Aaron Johnson

Aaron Johnson’s work presents a fluid approach to painting that harnesses unpredictable  washes of color into raw canvas. The paintings vibrate with ethereal figures that dissolve into hazes of disembodied color, juicy luminosity, and radiant blurs. His spiritlike figures are in turns comical, grotesque, angelic, and ghostly. Romantic moments reveal embracing, starry-eyed lovers who melt into each other, combine energies, and fuse into a psychedelic nonduality. The dreamy landscapes seem to suggest life on another planet, or in another dimension, abundant with strange magic. In his unique process, working on the floor with washes of flowing paint, Johnson’s technique allows figures to emerge, dissolve, and morph, as the artist orchestrates in a mode of improvisation. There is a balance struck in these works between a wild freedom and a tight precision. His technique pays reverence to the abstract expressionism of Color Field painting, in combination with an eccentric mode of figuration. The works call on a range of influences from Helen Frankenthaler and Rothko on one end of the spectrum to the Hairy Who and James Ensor on the other, while exploring a curiosity into astrophysics and mysticism. These are intuitive paintings that harness the alchemy of paint as a metaphysical potion for an enigmatic visual experience.

Aaron Johnson lives and works in Brooklyn, and holds an MFA from Hunter College, NYC, 2005.  His work is in permanent collections including The Museum of Modern Art, New York; The Weisman Foundation, Los Angeles; and Coleccion Solo, Madrid.

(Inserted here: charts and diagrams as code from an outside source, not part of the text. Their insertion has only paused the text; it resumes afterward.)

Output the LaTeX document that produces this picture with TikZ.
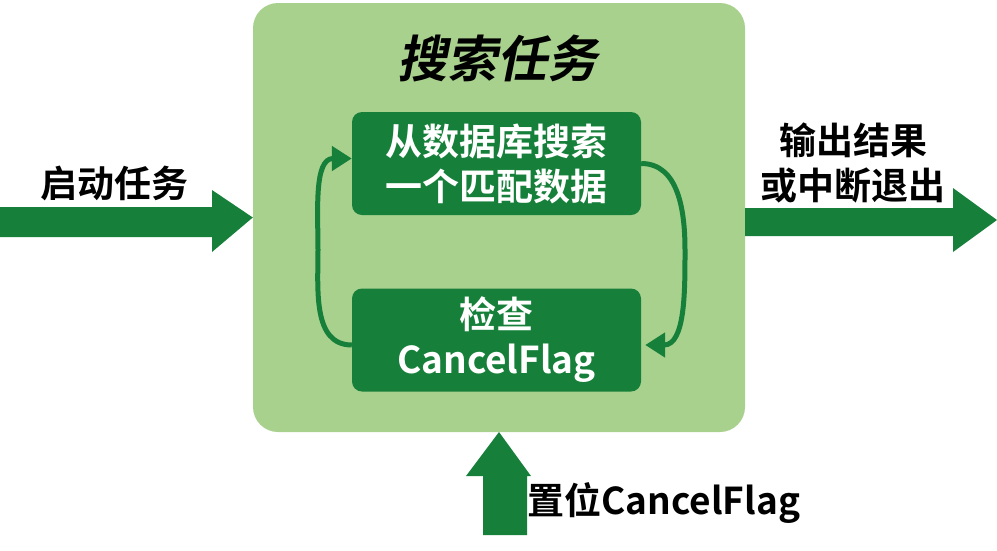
\documentclass[tikz,border=0pt]{standalone}
\usepackage{fontspec}
\setmainfont{Noto Sans CJK SC}[BoldFont={Noto Sans CJK SC Bold}]
\newfontfamily\titlefont{Noto Sans CJK SC Bold}[FakeSlant=0.2]
\usetikzlibrary{arrows.meta}
\definecolor{lg}{RGB}{169,209,142}
\definecolor{dg}{RGB}{22,128,58}
\tikzset{
  inbox/.style={fill=dg,rounded corners=10pt,minimum width=289pt,minimum height=103pt,text=white,font=\bfseries\fontsize{37}{45}\selectfont,align=center,inner sep=0pt},
  lbl/.style={font=\bfseries\fontsize{37}{45}\selectfont,align=center,text=black},
  loop/.style={draw=dg,line width=5pt,-{Triangle[length=20pt,width=24pt]}}
}
\begin{document}
\begin{tikzpicture}[x=1pt,y=-1pt]
\useasboundingbox (0,0) rectangle (997,550);
\node[fill=lg,rounded corners=25pt,minimum width=492pt,minimum height=429pt,inner sep=0pt] (big) at (499,217.5) {};
\node[font=\titlefont\fontsize{50}{54}\selectfont] (title) at (497,58) {搜索任务};
\node[inbox] (top) at (496.5,163.5) {从数据库搜索\\一个匹配数据};
\node[inbox] (bot) at (496.5,340) {检查\\CancelFlag};
\draw[loop] (bot.west) ++(0,5) to[out=180,in=-90] (318,250) to[out=90,in=180] ([yshift=5]top.west);
\draw[loop] (top.east) to[out=0,in=90] (685,250) to[out=-90,in=0] ([xshift=4,yshift=-5]bot.east);
% left block arrow
\fill[dg] (0,207) -- (212,207) -- (212,190) -- (big.west) -- (212,252) -- (212,237) -- (0,237) -- cycle;
\node[lbl] (l1) at (115,183) {启动任务};
% right block arrow
\fill[dg] (big.east|-0,208) -- (953,208) -- (953,188) -- (997,220) -- (953,252) -- (953,236) -- (big.east|-0,236) -- cycle;
\node[lbl] (l2) at (853,163) {输出结果\\或中断退出};
% bottom block arrow
\fill[dg] (483,535) -- (483,476) -- (466,476) -- (499,432) -- (531,476) -- (527,476) -- (527,535) -- cycle;
\node[lbl,anchor=west] (l3) at (524,503) {置位CancelFlag};
\end{tikzpicture}
\end{document}
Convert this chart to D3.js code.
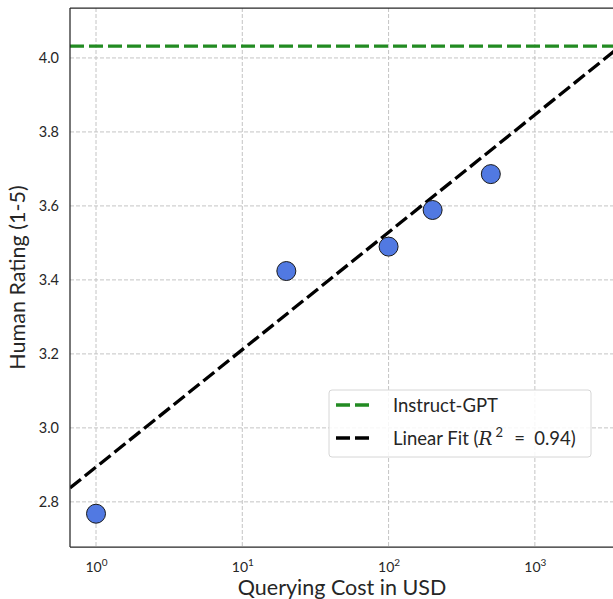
<!DOCTYPE html>
<html>
<head>
<meta charset="utf-8">
<script src="https://cdn.jsdelivr.net/npm/d3@7"></script>
<style>
  body { margin: 0; background: #fff; }
  text { font-family: "Lato", "DejaVu Sans", sans-serif; fill: #262626; }
</style>
</head>
<body>
<div id="chart"></div>
<script>
// data
var costs   = [1, 20, 100, 200, 500];
var ratings = [2.768, 3.424, 3.49, 3.589, 3.686];
var instructGpt = [4.032];
var fitCoef = [2.894, 0.3174];   // rating = a + b*log10(cost)
var yTicks = [2.8, 3.0, 3.2, 3.4, 3.6, 3.8, 4.0];
var xTicks = [1, 10, 100, 1000];
var xExp   = ["0", "1", "2", "3"];

var W = 613, H = 599;
var margin = {top: 8, right: -1, bottom: 52, left: 70};
var width = W - margin.left - margin.right,
    height = H - margin.top - margin.bottom;

var svg = d3.select("#chart").append("svg")
  .attr("width", W)
  .attr("height", H);

var g = svg.append("g")
  .attr("transform", "translate(" + margin.left + "," + margin.top + ")");

var x = d3.scaleLog().domain([0.664, 10 ** 3.541]).range([0, width]);
var y = d3.scaleLinear().domain([2.678, 4.135]).range([height, 0]);

// grid
g.selectAll(".gy").data(yTicks).enter().append("line")
  .attr("x1", 0).attr("x2", width)
  .attr("y1", function(d){ return y(d); }).attr("y2", function(d){ return y(d); })
  .attr("stroke", "#c4c4c4").attr("stroke-width", 1).attr("stroke-dasharray", "4,2");
g.selectAll(".gx").data(xTicks).enter().append("line")
  .attr("y1", 0).attr("y2", height)
  .attr("x1", function(d){ return x(d); }).attr("x2", function(d){ return x(d); })
  .attr("stroke", "#c4c4c4").attr("stroke-width", 1).attr("stroke-dasharray", "4,2");

// axes (labels only)
var yAxis = g.append("g").call(d3.axisLeft(y).tickValues(yTicks).tickSize(0).tickPadding(11).tickFormat(d3.format(".1f")));
yAxis.select(".domain").remove();
yAxis.selectAll("text").style("font-size", "14.5px").attr("fill", "#333");

var xAxis = g.append("g").attr("transform", "translate(0," + height + ")")
  .call(d3.axisBottom(x).tickValues(xTicks).tickSize(0).tickPadding(10).tickFormat(""));
xAxis.select(".domain").remove();
xAxis.selectAll(".tick").each(function(d, i){
  var t = d3.select(this).append("text").attr("y", 25).attr("text-anchor", "middle")
    .style("font-size", "14px").attr("fill", "#333");
  t.append("tspan").text("10");
  t.append("tspan").attr("dy", -6).style("font-size", "10px").text(xExp[i]);
});

// instruct-gpt reference
g.append("line")
  .attr("x1", 0).attr("x2", width)
  .attr("y1", y(instructGpt[0])).attr("y2", y(instructGpt[0]))
  .attr("stroke", "#228b22").attr("stroke-width", 3.3).attr("stroke-dasharray", "14,5");

// linear fit
svg.append("clipPath").attr("id", "clip").append("rect")
  .attr("width", width).attr("height", height);
g.append("path")
  .datum(x.domain())
  .attr("clip-path", "url(#clip)")
  .attr("fill", "none").attr("stroke", "#000").attr("stroke-width", 3.3).attr("stroke-dasharray", "14,5")
  .attr("d", d3.line()
    .x(function(d){ return x(d); })
    .y(function(d){ return y(fitCoef[0] + fitCoef[1] * Math.log10(d)); }));

// points
g.selectAll(".pt").data(costs).enter().append("circle")
  .attr("cx", function(d){ return x(d); })
  .attr("cy", function(d, i){ return y(ratings[i]); })
  .attr("r", 9.5)
  .attr("fill", "#5179e2").attr("stroke", "#1a1a1a").attr("stroke-width", 1);

// spines
g.append("line").attr("x1", 0).attr("x2", 0).attr("y1", 0).attr("y2", height).attr("stroke", "#262626").attr("stroke-width", 1.25);
g.append("line").attr("x1", 0).attr("x2", width).attr("y1", height).attr("y2", height).attr("stroke", "#262626").attr("stroke-width", 1.25);
g.append("line").attr("x1", 0).attr("x2", width).attr("y1", 0).attr("y2", 0).attr("stroke", "#262626").attr("stroke-width", 1.25);
g.append("line").attr("x1", width).attr("x2", width).attr("y1", 0).attr("y2", height).attr("stroke", "#262626").attr("stroke-width", 1.25);

// axis labels
svg.append("text").attr("x", margin.left + width / 2).attr("y", 595).attr("text-anchor", "middle")
  .style("font-size", "21.5px").text("Querying Cost in USD");
svg.append("text").attr("transform", "translate(25," + (margin.top + height / 2) + ") rotate(-90)")
  .attr("text-anchor", "middle").style("font-size", "21.5px").text("Human Rating (1-5)");

// legend
var lg = svg.append("g").attr("transform", "translate(329,390)");
lg.append("rect").attr("width", 262).attr("height", 67).attr("rx", 3)
  .attr("fill", "#fff").attr("fill-opacity", 0.85).attr("stroke", "#d6d6d6").attr("stroke-width", 1);
var items = [["Instruct-GPT", "#228b22"], ["Linear Fit", "#000"]];
items.forEach(function(it, i){
  var yy = 15 + i * 33;
  lg.append("line").attr("x1", 7).attr("x2", 42).attr("y1", yy).attr("y2", yy)
    .attr("stroke", it[1]).attr("stroke-width", 3.3).attr("stroke-dasharray", "14,5");
  var t = lg.append("text").attr("x", 64).attr("y", yy + 7).style("font-size", "18.5px").text(it[0]);
  if (i === 1) {
    t.append("tspan").text(" (");
    t.append("tspan").style("font-style", "italic").style("font-family", "DejaVu Serif").text("R");
    t.append("tspan").attr("dx", 3).attr("dy", -8).style("font-size", "13px").text("2");
    t.append("tspan").attr("dx", 2).attr("dy", 8).text("\u2002=\u20020.94)");
  }
});
</script>
</body>
</html>
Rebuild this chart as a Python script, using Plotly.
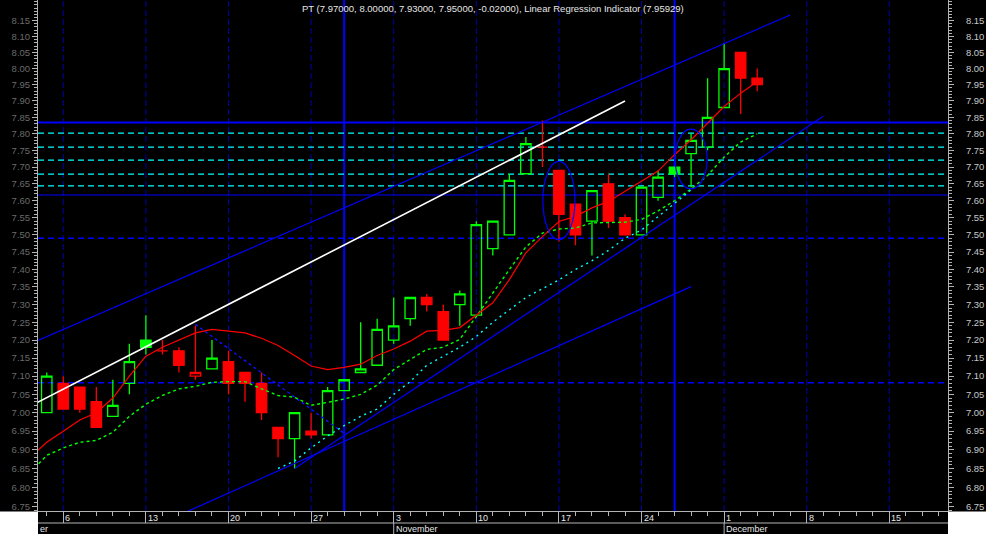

His work has been included in museum exhibitions at The Museum of Modern Art, Mass MoCA, and The Hudson Valley Center for Contemporary Art.  His work has been exhibited at galleries internationally, including Almine Rech, Brussels; Gana Art, Seoul; Ross + Kramer Gallery, NY; Stux Gallery, NY; Marlborough Gallery, NY; Over The Influence, LA; AishoNanzuka, Hong Kong; Gallery Poulsen, Copenhagen; and Gallery Brandstrup, Oslo. He is the recipient of awards including The MacDowell Colony Fellowship, The Yaddo residency, and The Marie Walsh Sharpe Space Program residency.  Johnson’s work has been reviewed in numerous publications, including The New York Times, The Huffington Post, The Village Voice, Art News, and ArtForum, and Vice.